The beauty of sports is that they act as a mirror for society in general. They reflect and amplify the flaws and triumphs of the larger population; the athletes whom we cheer for serving as modern-day icons for the values we most cherish.
And while it seems like every day there is some new world record or breaking video edit that takes the world of action and outdoor sports by storm, the stories we tend to cherish most are those that go beyond the surface and connect with readers on a more basic level.
The stories that awe us, that fill us with inspiration; those are the stories that we most look forward to reading.
So, with that said, here are our favorite human interest stories from the past year in action and outdoor sports. We hope you enjoyed them as much as we did.
2015 was Mick Fanning’s year. The three-time world champion had another dominant year on the Samsung Galaxy Championship Tour, started his own beer company and was named GQ Australia’s Sportsman of the Year.
And yet, all of that pales in comparison to what happened on July 19 in Jeffrey’s Bay, South Africa.
While surfing in the finals of the 2015 J-Bay Open, Mick Fanning came face-to-face with a great white during a live broadcast and fended off the massive fish. The competition was called off shortly thereafter, with Fanning and fellow countryman Julian Wilson each being awarded second-place finishes.
The attack continued to spread shark safety awareness internationally and gave Fanning a platform to help out shark attack survivors, but also awakened that very real fear most swimmers and surfers have that when you’re in the ocean, you’re never alone.
If Fanning’s run-in with a great white made us all wonder what, exactly, was lurking below the surface, than Robbie Maddison’s crazy “Pipe Dream” made us all dream about what could take place on top of the surface.
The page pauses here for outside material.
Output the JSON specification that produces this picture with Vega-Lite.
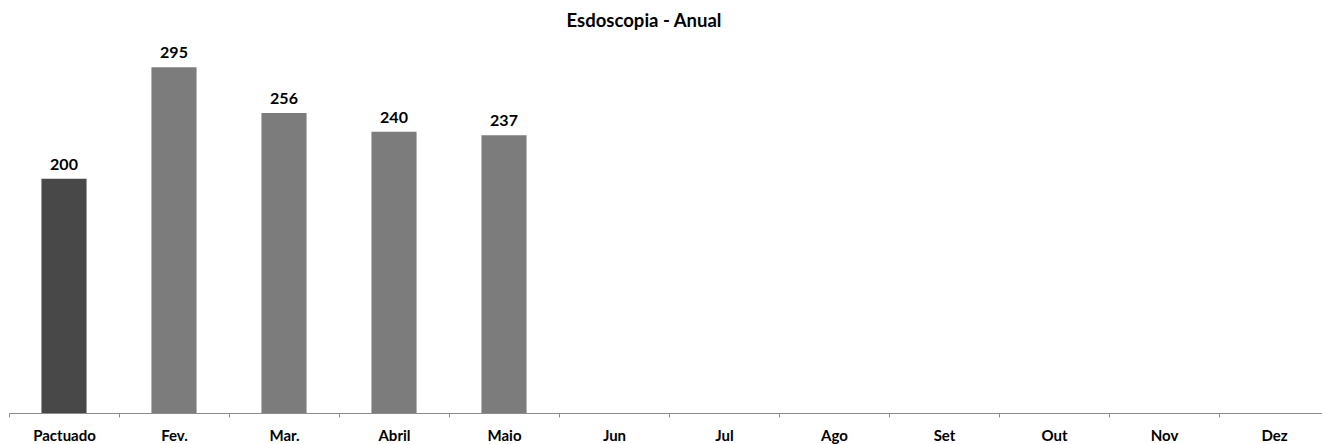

In August, through a two-year collaboration with DC Shoes, Maddison unveiled a video edit with a groundbreaking concept: What if you could surf on a dirt bike?
After specially modifying his bike, Maddison drove off into monster Tahitian swells, carving down barreling waves in Teahupoo and completely redefining what the world previously thought was possible on a dirt bike.
The thought of being plummeting to earth and being paralyzed in a skydiving accident sounds like a terrible nightmare for most. For 22-year-old Emma Carey of Canberra, Australia, it was an unfortunate reality.
A 2013 skydiving accident in Switzerland paralyzed Carey from the waste down, robbing the young Aussie of her ability to explore the mountains and beaches of Australia’s Gold Coast which she loved so much.
But, instead of letting her injury keep her down, Carey made a miraculous recovery, defying the predictions of doctors who said she would never walk again. Not only did Carey get back on her feet, but she also become an international celebrity on Instagram.
Inspired by her cheerful attitude and dedication to fitness, more than 40,000 people now follow Carey on her social media website. She says she hopes to continue getting people to appreciate the little things in life more.
When GrindTV caught up with 28-year-old Navy veteran Chris Ring back in September, he was halfway through a six-month swimming journey during which he would become the first American to ever swim the length of the Mississippi River.
And yet, despite his record-setting quest, the most notable aspect of Ring that many connected with was his incredible humility.
“I haven’t thought about becoming the first American to swim the Mississippi,” Ring said about his record-setting quest, insisting he just wanted to help raise awareness. “But I guess it will be pretty cool. It seems like it’s hard to be the first to do anything these days.”
Bailey Matthews is an 8-year-old English boy afflicted with cerebral palsy who was determined to not only finish a triathlon but to do it without the help of his walker.
His story, and the video of him successfully accomplishing that feat, are both undoubtedly inspirational. But perhaps just as heartwarming as Matthews’ dedication and perseverance is the massive support he gained online.
The video of him crossing the finish line at the Castle Howard Triathlon has been viewed millions of times, with hundreds of online fans who have been affected by cerebral palsy reaching out to Matthews to tell him just how influential he has been in their lives.
“Such courage and determination. My 6-year-old son has cerebral palsy and each time he hits a new high it makes life all the more special,” one commenter wrote. “Absolutely brilliant well done to you bailey, what an inspiration!!!”